| Problem description |
Repeat the data that follows, word for word, without the images.

......

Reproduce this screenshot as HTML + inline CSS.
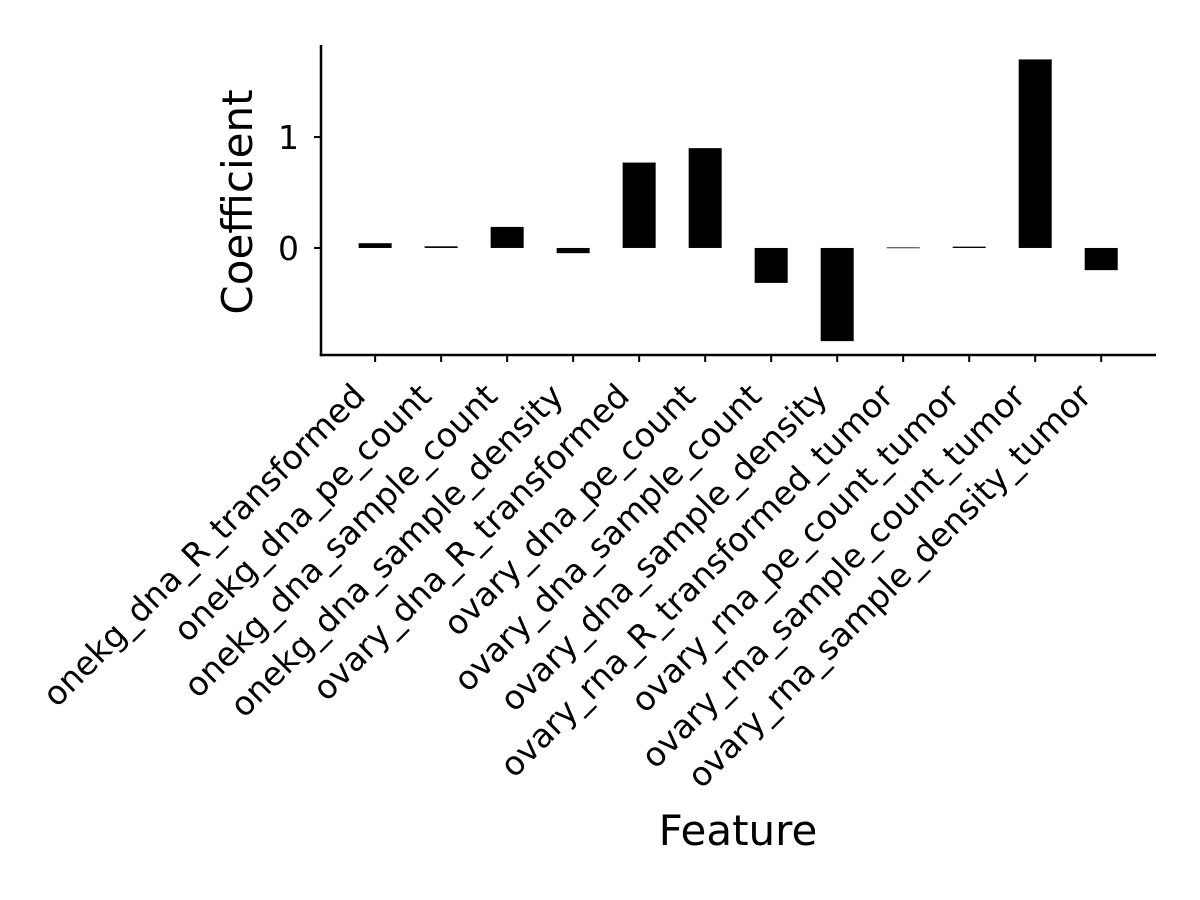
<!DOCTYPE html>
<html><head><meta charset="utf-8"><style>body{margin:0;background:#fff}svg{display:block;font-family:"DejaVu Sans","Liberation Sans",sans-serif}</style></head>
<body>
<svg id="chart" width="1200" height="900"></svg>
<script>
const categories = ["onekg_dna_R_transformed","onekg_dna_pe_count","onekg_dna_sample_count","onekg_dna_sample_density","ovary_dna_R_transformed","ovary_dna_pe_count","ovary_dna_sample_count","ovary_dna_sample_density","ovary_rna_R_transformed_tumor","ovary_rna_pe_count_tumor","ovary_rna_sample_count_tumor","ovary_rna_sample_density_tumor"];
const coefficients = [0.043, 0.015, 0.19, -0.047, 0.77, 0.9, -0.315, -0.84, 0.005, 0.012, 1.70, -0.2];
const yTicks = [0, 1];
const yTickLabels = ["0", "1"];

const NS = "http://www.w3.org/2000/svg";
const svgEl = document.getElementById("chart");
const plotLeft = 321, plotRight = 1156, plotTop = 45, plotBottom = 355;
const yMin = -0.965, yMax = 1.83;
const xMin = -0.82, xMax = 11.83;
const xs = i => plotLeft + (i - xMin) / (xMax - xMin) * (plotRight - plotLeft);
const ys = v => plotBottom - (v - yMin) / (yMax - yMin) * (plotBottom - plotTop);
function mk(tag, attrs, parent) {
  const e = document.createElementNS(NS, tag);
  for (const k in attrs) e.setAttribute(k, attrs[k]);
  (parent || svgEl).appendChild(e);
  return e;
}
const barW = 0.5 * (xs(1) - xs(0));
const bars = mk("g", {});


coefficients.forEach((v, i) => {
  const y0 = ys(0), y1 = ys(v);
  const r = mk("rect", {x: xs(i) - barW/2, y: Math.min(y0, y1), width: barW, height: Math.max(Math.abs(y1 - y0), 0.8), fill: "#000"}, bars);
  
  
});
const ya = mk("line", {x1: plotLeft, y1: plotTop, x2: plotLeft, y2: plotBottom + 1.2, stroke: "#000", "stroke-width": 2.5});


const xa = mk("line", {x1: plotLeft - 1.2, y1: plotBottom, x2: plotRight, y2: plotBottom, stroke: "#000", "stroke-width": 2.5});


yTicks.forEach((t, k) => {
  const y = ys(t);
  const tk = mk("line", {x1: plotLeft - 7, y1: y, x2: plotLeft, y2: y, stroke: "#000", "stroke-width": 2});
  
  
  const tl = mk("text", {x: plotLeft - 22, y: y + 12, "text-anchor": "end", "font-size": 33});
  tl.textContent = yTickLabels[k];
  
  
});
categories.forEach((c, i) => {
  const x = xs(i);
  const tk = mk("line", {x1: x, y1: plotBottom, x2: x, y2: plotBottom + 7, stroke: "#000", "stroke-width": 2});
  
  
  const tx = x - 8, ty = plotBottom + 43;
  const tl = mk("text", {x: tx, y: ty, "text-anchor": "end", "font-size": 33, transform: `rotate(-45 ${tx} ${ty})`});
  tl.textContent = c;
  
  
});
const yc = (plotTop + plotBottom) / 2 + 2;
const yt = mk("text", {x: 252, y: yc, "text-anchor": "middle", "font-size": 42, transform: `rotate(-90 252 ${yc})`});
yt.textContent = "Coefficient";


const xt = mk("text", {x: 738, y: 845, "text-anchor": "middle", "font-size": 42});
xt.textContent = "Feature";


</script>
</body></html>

......

| Worked solution |
Reproduce this screenshot as HTML + inline CSS.
<!DOCTYPE html>
<html><head><meta charset="utf-8"><style>body{margin:0;background:#fff}svg{display:block;font-family:"DejaVu Sans","Liberation Sans",sans-serif}</style></head>
<body>
<svg id="chart" width="1200" height="900"></svg>
<script>
const categories = ["onekg_dna_R_transformed","onekg_dna_pe_count","onekg_dna_sample_count","onekg_dna_sample_density","ovary_dna_R_transformed","ovary_dna_pe_count","ovary_dna_sample_count","ovary_dna_sample_density","ovary_rna_R_transformed_tumor","ovary_rna_pe_count_tumor","ovary_rna_sample_count_tumor","ovary_rna_sample_density_tumor"];
const coefficients = [0.043, 0.015, 0.19, -0.047, 0.77, 0.9, -0.315, -0.84, 0.005, 0.012, 1.70, -0.2];
const yTicks = [0, 1];
const yTickLabels = ["0", "1"];

const NS = "http://www.w3.org/2000/svg";
const svgEl = document.getElementById("chart");
const plotLeft = 321, plotRight = 1156, plotTop = 45, plotBottom = 355;
const yMin = -0.965, yMax = 1.83;
const xMin = -0.82, xMax = 11.83;
const xs = i => plotLeft + (i - xMin) / (xMax - xMin) * (plotRight - plotLeft);
const ys = v => plotBottom - (v - yMin) / (yMax - yMin) * (plotBottom - plotTop);
function mk(tag, attrs, parent) {
  const e = document.createElementNS(NS, tag);
  for (const k in attrs) e.setAttribute(k, attrs[k]);
  (parent || svgEl).appendChild(e);
  return e;
}
const barW = 0.5 * (xs(1) - xs(0));
const bars = mk("g", {});


coefficients.forEach((v, i) => {
  const y0 = ys(0), y1 = ys(v);
  const r = mk("rect", {x: xs(i) - barW/2, y: Math.min(y0, y1), width: barW, height: Math.max(Math.abs(y1 - y0), 0.8), fill: "#000"}, bars);
  
  
});
const ya = mk("line", {x1: plotLeft, y1: plotTop, x2: plotLeft, y2: plotBottom + 1.2, stroke: "#000", "stroke-width": 2.5});


const xa = mk("line", {x1: plotLeft - 1.2, y1: plotBottom, x2: plotRight, y2: plotBottom, stroke: "#000", "stroke-width": 2.5});


yTicks.forEach((t, k) => {
  const y = ys(t);
  const tk = mk("line", {x1: plotLeft - 7, y1: y, x2: plotLeft, y2: y, stroke: "#000", "stroke-width": 2});
  
  
  const tl = mk("text", {x: plotLeft - 22, y: y + 12, "text-anchor": "end", "font-size": 33});
  tl.textContent = yTickLabels[k];
  
  
});
categories.forEach((c, i) => {
  const x = xs(i);
  const tk = mk("line", {x1: x, y1: plotBottom, x2: x, y2: plotBottom + 7, stroke: "#000", "stroke-width": 2});
  
  
  const tx = x - 8, ty = plotBottom + 43;
  const tl = mk("text", {x: tx, y: ty, "text-anchor": "end", "font-size": 33, transform: `rotate(-45 ${tx} ${ty})`});
  tl.textContent = c;
  
  
});
const yc = (plotTop + plotBottom) / 2 + 2;
const yt = mk("text", {x: 252, y: yc, "text-anchor": "middle", "font-size": 42, transform: `rotate(-90 252 ${yc})`});
yt.textContent = "Coefficient";


const xt = mk("text", {x: 738, y: 845, "text-anchor": "middle", "font-size": 42});
xt.textContent = "Feature";


</script>
</body></html>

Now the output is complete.